Would that kind of attack make me feel down all of a sudden and make me feel like i am crazy. I have all kinds of death thoughts all of a sudden. after I cry and talk to my wife about it, I then feel good again and actually feel relief. She has been so good to me since the blood pressure and this anxiety. I don't feel so anxious, yet I worry that I am going to have one of these episodes again. My regular doctor keeps saying anxiety. I didn't know that I could have attacks without the breathing hard and heart racing stuff. But my doctor said you could have all kinds of sysmptoms with a anxiety attack. Thanks for the help. I have thought about seeing a pshcatrist. My insurance pays, would this be helpful?

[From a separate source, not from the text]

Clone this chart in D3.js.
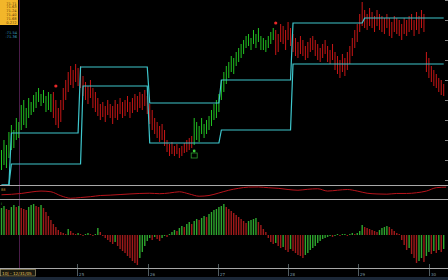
<!DOCTYPE html>
<html>
<head>
<meta charset="utf-8">
<script src="https://cdn.jsdelivr.net/npm/d3@7"></script>
<style>
  html, body { margin: 0; padding: 0; background: #000; overflow: hidden; }
</style>
</head>
<body>
<div id="wrapper"></div>
<script>
// price bars, one per period
const highs = [
  70.50, 70.60, 70.55, 70.68, 70.75, 70.70, 70.82, 70.78, 70.95, 71.00,
  70.92, 71.02, 70.98, 71.05, 71.08, 71.12, 71.06, 71.10, 71.04, 71.08,
  71.06, 71.08, 71.00, 70.92, 71.00, 71.12, 71.20, 71.28, 71.34, 71.30,
  71.36, 71.32, 71.34, 71.24, 71.18, 71.14, 71.20, 71.12, 71.08, 71.02,
  70.96, 70.98, 70.94, 71.00, 70.96, 70.94, 71.00, 70.96, 71.02, 70.98,
  71.00, 71.04, 70.98, 71.02, 71.06, 71.04, 71.08, 71.06, 71.10, 71.04,
  70.96, 70.90, 70.82, 70.78, 70.74, 70.76, 70.70, 70.60, 70.56, 70.58,
  70.54, 70.56, 70.52, 70.54, 70.57, 70.60, 70.62, 70.64, 70.82, 70.78,
  70.74, 70.82, 70.76, 70.80, 70.84, 70.90, 70.96, 71.00, 71.06, 71.20,
  71.28, 71.34, 71.38, 71.44, 71.42, 71.48, 71.52, 71.56, 71.60, 71.64,
  71.66, 71.62, 71.70, 71.66, 71.72, 71.64, 71.62, 71.60, 71.64, 71.68,
  71.72, 71.70, 71.66, 71.76, 71.74, 71.70, 71.78, 71.72, 71.66, 71.62,
  71.58, 71.64, 71.60, 71.54, 71.58, 71.62, 71.64, 71.60, 71.56, 71.52,
  71.56, 71.60, 71.54, 71.50, 71.56, 71.48, 71.44, 71.40, 71.46, 71.42,
  71.48, 71.54, 71.62, 71.70, 71.76, 71.86, 71.98, 71.90, 71.86, 71.92,
  71.88, 71.84, 71.90, 71.86, 71.84, 71.82, 71.86, 71.82, 71.78, 71.84,
  71.82, 71.80, 71.76, 71.82, 71.80, 71.84, 71.86, 71.80, 71.88, 71.84,
  71.90, 71.86, 71.48, 71.42, 71.34, 71.30, 71.26, 71.22, 71.20, 71.16
]
const lows = [
  70.30, 70.35, 70.32, 70.42, 70.50, 70.52, 70.60, 70.62, 70.70, 70.75,
  70.72, 70.82, 70.85, 70.88, 70.92, 70.98, 70.94, 70.97, 70.88, 70.90,
  70.88, 70.82, 70.75, 70.72, 70.78, 70.90, 71.00, 71.08, 71.15, 71.12,
  71.18, 71.14, 71.12, 71.04, 71.00, 70.96, 71.02, 70.92, 70.88, 70.84,
  70.80, 70.83, 70.78, 70.85, 70.82, 70.76, 70.82, 70.80, 70.86, 70.82,
  70.84, 70.88, 70.82, 70.87, 70.90, 70.88, 70.92, 70.90, 70.94, 70.86,
  70.76, 70.70, 70.66, 70.62, 70.58, 70.60, 70.54, 70.48, 70.44, 70.46,
  70.44, 70.46, 70.42, 70.44, 70.47, 70.48, 70.50, 70.52, 70.55, 70.60,
  70.58, 70.66, 70.62, 70.66, 70.70, 70.74, 70.80, 70.82, 70.88, 71.00,
  71.08, 71.16, 71.22, 71.28, 71.26, 71.34, 71.38, 71.42, 71.46, 71.52,
  71.54, 71.50, 71.56, 71.52, 71.58, 71.50, 71.50, 71.48, 71.52, 71.56,
  71.60, 71.45, 71.48, 71.58, 71.56, 71.50, 71.60, 71.54, 71.48, 71.44,
  71.42, 71.46, 71.44, 71.40, 71.42, 71.48, 71.50, 71.44, 71.40, 71.38,
  71.42, 71.46, 71.38, 71.36, 71.40, 71.30, 71.26, 71.22, 71.28, 71.24,
  71.30, 71.36, 71.44, 71.52, 71.58, 71.68, 71.74, 71.72, 71.70, 71.74,
  71.72, 71.68, 71.74, 71.70, 71.68, 71.66, 71.72, 71.64, 71.62, 71.68,
  71.66, 71.64, 71.60, 71.66, 71.64, 71.68, 71.70, 71.64, 71.70, 71.66,
  71.72, 71.68, 71.28, 71.22, 71.18, 71.14, 71.12, 71.08, 71.05, 71.04
]
const trendRuns = [
  { from: 0, to: 20, dir: "up" },
  { from: 21, to: 77, dir: "down" },
  { from: 78, to: 110, dir: "up" },
  { from: 111, to: 179, dir: "down" }
]
// previous-day high / low channel: [first bar, level]
const upperSteps = [[0, 70.15], [4, 70.67], [32, 71.33], [60, 70.97], [89, 71.20], [118, 71.77], [147, 71.82]]
const lowerSteps = [[0, 70.15], [4, 70.36], [33, 71.14], [60, 70.57], [89, 70.70], [118, 71.36]]
const signals = [
  { i: 22, price: 71.14, kind: "sell" },
  { i: 111, price: 71.77, kind: "sell" },
  { i: 78, price: 70.49, kind: "buy" }
]
// oscillator sampled every 4 bars
const oscStep = 4
const oscValues = [
  31, 35, 42, 54, 62, 56, 23, 2, 8, 15,
  25, 28, 33, 38, 42, 44, 40, 46, 56, 38,
  19, 25, 46, 69, 85, 95, 96, 90, 85, 75,
  69, 77, 81, 62, 69, 75, 62, 44, 38, 36,
  42, 42, 48, 62, 90, 95
]
const histValues = [
  0.27, 0.29, 0.26, 0.25, 0.28, 0.30, 0.28, 0.29, 0.27, 0.26,
  0.25, 0.28, 0.30, 0.31, 0.29, 0.28, 0.30, 0.27, 0.23, 0.19,
  0.15, 0.11, 0.08, 0.05, 0.03, 0.02, 0.01, 0.06, 0.04, 0.02,
  0.01, 0.02, 0.01, -0.01, 0.01, 0.02, 0.01, -0.01, 0.01, 0.07,
  0.03, -0.01, -0.03, -0.05, -0.07, -0.09, -0.07, -0.11, -0.14, -0.16,
  -0.18, -0.21, -0.23, -0.26, -0.28, -0.30, -0.23, -0.17, -0.11, -0.06,
  -0.03, -0.05, -0.02, -0.04, -0.06, -0.03, -0.01, -0.02, 0.01, 0.03,
  0.05, 0.04, 0.07, 0.09, 0.08, 0.11, 0.13, 0.11, 0.14, 0.16,
  0.15, 0.17, 0.19, 0.18, 0.21, 0.23, 0.25, 0.26, 0.28, 0.29,
  0.31, 0.28, 0.26, 0.24, 0.22, 0.20, 0.18, 0.16, 0.14, 0.12,
  0.14, 0.15, 0.16, 0.17, 0.13, 0.10, 0.06, 0.03, -0.03, -0.07,
  -0.09, -0.08, -0.11, -0.13, -0.12, -0.15, -0.17, -0.14, -0.16, -0.18,
  -0.20, -0.21, -0.23, -0.20, -0.18, -0.15, -0.13, -0.11, -0.08, -0.06,
  -0.04, -0.03, -0.02, -0.01, -0.02, -0.01, 0.01, -0.01, 0.01, 0.01,
  -0.01, 0.01, 0.02, 0.01, 0.02, 0.04, 0.10, 0.08, 0.07, 0.06,
  0.05, 0.04, 0.03, 0.05, 0.07, 0.08, 0.09, 0.08, 0.06, 0.04,
  0.02, 0.01, -0.05, -0.10, -0.15, -0.13, -0.19, -0.23, -0.28, -0.26,
  -0.23, -0.27, -0.21, -0.17, -0.19, -0.16, -0.18, -0.15, -0.17, -0.14
]
const dayTicks = [30.6, 59.3, 87.6, 116, 144.3, 173]
const dayLabels = ["25", "26", "27", "28", "29", "30"]
const infoLines = ["71.71", "71.63", "71.24", "71.40", "71.68", "0.272"]
const cursorLines = ["-71.54", "-71.36"]

const dimensions = {
  width: 448,
  height: 280,
  main: { top: 0, bottom: 185 },
  osc: { top: 186, bottom: 199 },
  hist: { top: 200, bottom: 268 }
}

const colors = {
  up: "#22c322",
  down: "#c81616",
  histUp: "#2ea62e",
  histDown: "#a01a1a",
  band: "#3ec6cc",
  grid: "#a8a8a8",
  osc: "#b8141c"
}

const svg = d3.select("#wrapper")
  .append("svg")
    .attr("width", dimensions.width)
    .attr("height", dimensions.height)
    .style("display", "block")
    .style("font-family", "DejaVu Sans, sans-serif")

svg.append("rect")
  .attr("width", dimensions.width)
  .attr("height", dimensions.height)
  .attr("fill", "#000")

const xScale = d3.scaleLinear()
  .domain([0, highs.length - 1])
  .range([1.5, 443.7])

const yPrice = d3.scaleLinear()
  .domain([70.15, 72.00])
  .range([dimensions.main.bottom, dimensions.main.top])

const yOsc = d3.scaleLinear()
  .domain([0, 100])
  .range([dimensions.osc.bottom - 0.5, dimensions.osc.top + 0.5])

const yHist = d3.scaleLinear()
  .domain([-0.33, 0.35])
  .range([dimensions.hist.bottom, dimensions.hist.top])

const trendOf = i => trendRuns.find(r => i >= r.from && i <= r.to).dir
const stepValue = (steps, i) => steps.filter(s => s[0] <= i).pop()[1]

// cursor line
svg.append("line")
  .attr("x1", 19.5).attr("x2", 19.5)
  .attr("y1", 0).attr("y2", dimensions.hist.bottom)
  .attr("stroke", "#4a1c48")
  .attr("stroke-width", 1)

// main pane
svg.append("clipPath").attr("id", "mainClip")
  .append("rect")
    .attr("x", 0).attr("y", 0)
    .attr("width", dimensions.width).attr("height", dimensions.main.bottom)

const main = svg.append("g").attr("clip-path", "url(#mainClip)")

const barIdx = d3.range(highs.length)

main.selectAll("rect.bar")
  .data(barIdx)
  .join("rect")
    .attr("class", "bar")
    .attr("x", i => xScale(i) - 0.5)
    .attr("y", i => yPrice(highs[i]))
    .attr("width", 1)
    .attr("height", i => yPrice(lows[i]) - yPrice(highs[i]))
    .attr("fill", i => trendOf(i) === "up" ? colors.up : colors.down)

const bandLine = steps => d3.line()
  .x(i => xScale(i))
  .y(i => yPrice(stepValue(steps, i)))

main.append("path")
  .attr("d", bandLine(upperSteps)(barIdx))
  .attr("fill", "none")
  .attr("stroke", colors.band)
  .attr("stroke-width", 1.2)

main.append("path")
  .attr("d", bandLine(lowerSteps)(barIdx))
  .attr("fill", "none")
  .attr("stroke", colors.band)
  .attr("stroke-width", 1.2)

signals.forEach(s => {
  const cx = xScale(s.i)
  const cy = yPrice(s.price)
  if (s.kind === "sell") {
    main.append("circle")
      .attr("cx", cx).attr("cy", cy).attr("r", 1.6)
      .attr("fill", "#e82828")
  } else {
    main.append("circle")
      .attr("cx", cx).attr("cy", cy).attr("r", 1.4)
      .attr("fill", "#3cd03c")
    main.append("rect")
      .attr("x", cx - 3).attr("y", cy + 2)
      .attr("width", 6).attr("height", 5)
      .attr("fill", "none")
      .attr("stroke", "#2c9a2c")
      .attr("stroke-width", 0.8)
  }
})

// right side price ticks
const priceTicks = yPrice.ticks(6)
svg.selectAll("line.ptick")
  .data(priceTicks)
  .join("line")
    .attr("class", "ptick")
    .attr("x1", 445).attr("x2", 448)
    .attr("y1", d => Math.round(yPrice(d)) + 0.5)
    .attr("y2", d => Math.round(yPrice(d)) + 0.5)
    .attr("stroke", "#888")

// info box
svg.append("rect")
  .attr("x", 0).attr("y", 0)
  .attr("width", 18).attr("height", 25)
  .attr("fill", "#f2b62a")
svg.selectAll("text.info")
  .data(infoLines)
  .join("text")
    .attr("class", "info")
    .attr("x", 16.5)
    .attr("y", (d, i) => 4.5 + i * 3.9)
    .attr("text-anchor", "end")
    .attr("font-size", 3.6)
    .attr("fill", "#5a3a08")
    .text(d => d)
svg.selectAll("text.cursor")
  .data(cursorLines)
  .join("text")
    .attr("class", "cursor")
    .attr("x", 17)
    .attr("y", (d, i) => 34 + i * 4)
    .attr("text-anchor", "end")
    .attr("font-size", 3.6)
    .attr("fill", "#3aa0c0")
    .text(d => d)

// separators
const seps = [dimensions.main.bottom + 0.5, dimensions.osc.bottom + 0.5, dimensions.hist.bottom + 0.5]
svg.selectAll("line.sep")
  .data(seps)
  .join("line")
    .attr("class", "sep")
    .attr("x1", 0).attr("x2", dimensions.width)
    .attr("y1", d => d).attr("y2", d => d)
    .attr("stroke", colors.grid)
    .attr("stroke-width", 1)

// oscillator pane
const oscLine = d3.line()
  .x((d, k) => xScale(k * oscStep))
  .y(d => yOsc(d))
  .curve(d3.curveMonotoneX)

svg.append("path")
  .attr("d", oscLine(oscValues))
  .attr("fill", "none")
  .attr("stroke", colors.osc)
  .attr("stroke-width", 1)

svg.append("text")
  .attr("x", 1).attr("y", 191)
  .attr("font-size", 3.5)
  .attr("fill", "#c8a040")
  .text("88")

// histogram pane
svg.selectAll("rect.hist")
  .data(histValues)
  .join("rect")
    .attr("class", "hist")
    .attr("x", (d, i) => xScale(i) - 0.7)
    .attr("width", 1.4)
    .attr("y", d => yHist(Math.max(0, d)))
    .attr("height", d => Math.abs(yHist(d) - yHist(0)))
    .attr("fill", (d, i) => (i === 0 || d >= histValues[i - 1]) ? colors.histUp : colors.histDown)

svg.append("text")
  .attr("x", 1).attr("y", 205)
  .attr("font-size", 3.5)
  .attr("fill", "#40c040")
  .text("i")

// time axis
svg.selectAll("line.dtick")
  .data(dayTicks)
  .join("line")
    .attr("class", "dtick")
    .attr("x1", d => Math.round(xScale(d)) + 0.5)
    .attr("x2", d => Math.round(xScale(d)) + 0.5)
    .attr("y1", dimensions.hist.bottom - 4)
    .attr("y2", dimensions.hist.bottom + 8)
    .attr("stroke", "#8a9aa0")
    .attr("stroke-width", 0.6)

svg.selectAll("text.dlabel")
  .data(dayTicks)
  .join("text")
    .attr("class", "dlabel")
    .attr("x", d => xScale(d) + 2)
    .attr("y", 275.5)
    .attr("font-size", 4)
    .attr("fill", "#7e9aa6")
    .text((d, i) => dayLabels[i])

svg.append("rect")
  .attr("x", 0).attr("y", 277)
  .attr("width", dimensions.width).attr("height", 3)
  .attr("fill", "#1c2838")

svg.append("rect")
  .attr("x", 0.5).attr("y", 269.5)
  .attr("width", 35).attr("height", 6.5)
  .attr("fill", "#1a1a10")
  .attr("stroke", "#b8a878")
  .attr("stroke-width", 0.6)
svg.append("text")
  .attr("x", 2).attr("y", 274.5)
  .attr("font-size", 4.2)
  .attr("fill", "#e8c460")
  .text("10| - 12/31/05")
</script>
</body>
</html>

Yes, when I read your first post, it sounded like a panic/anxiety attack to me. They do make you feel like you're going crazy and when they happen to me, I still cry on my husband's shoulders if I have a panic attack, and I've been having this problem on and off for over ten years. The statement you made..."I don't feel so anxious, yet I worry that I am going to have one of these episodes again." is also a classic symptom of panic disorder. After the first episode, that generally feels like it came out of nowhere, you become persistenly fearful it will happen again, and it usually does. If your insurance will pay for a psychiatrist, that is the right person to see. If that doctor doesn't see you for talk therapy, you could also see a psychotherapist who specializes in panic/anxiety disorders.
I know you will get some other responses that will help you too. Keep asking questions when they come to mind...it's the best way to figure out what you personally need to do.
I experienced the same thing when I started Celexa. I never experienced panic attacks until after I started medication. So right now I am on 5mg of Lexapro which is just enough to keep them under control.
You might have experienced the panic attacks eventually or the medication merely took what was already there and made it worse. My doctor gave me Ativan to take while I adjusted to the Lexapro. I do believe there is a connection between the panic attacks and meds.
I experienced the same thing when I started Celexa. I never experienced panic attacks until after I started medication. So right now I am on 5mg of Lexapro which is just enough to keep them under control.
You might have experienced the panic attacks eventually or the medication merely took what was already there and made it worse. My doctor gave me Ativan to take while I adjusted to the Lexapro. I do believe there is a connection between the panic attacks and meds.
I had a good day yesterday. I was feeling all of a sudden low and a little nervous a few minutes ago, and then started worrying about myself. Is this the anxiety or am I deppressed. I don't think I am deppressed. I can be perfectly fine and then I just get really a low feeling and then I feel like I need to call a doctor or tell someone how I am feeling. It then makes me feel unsure of what is going on. I don't get the breathing hard or the heart palpitations or anything like that. It is just a feeling that sets in. Is this anxiety?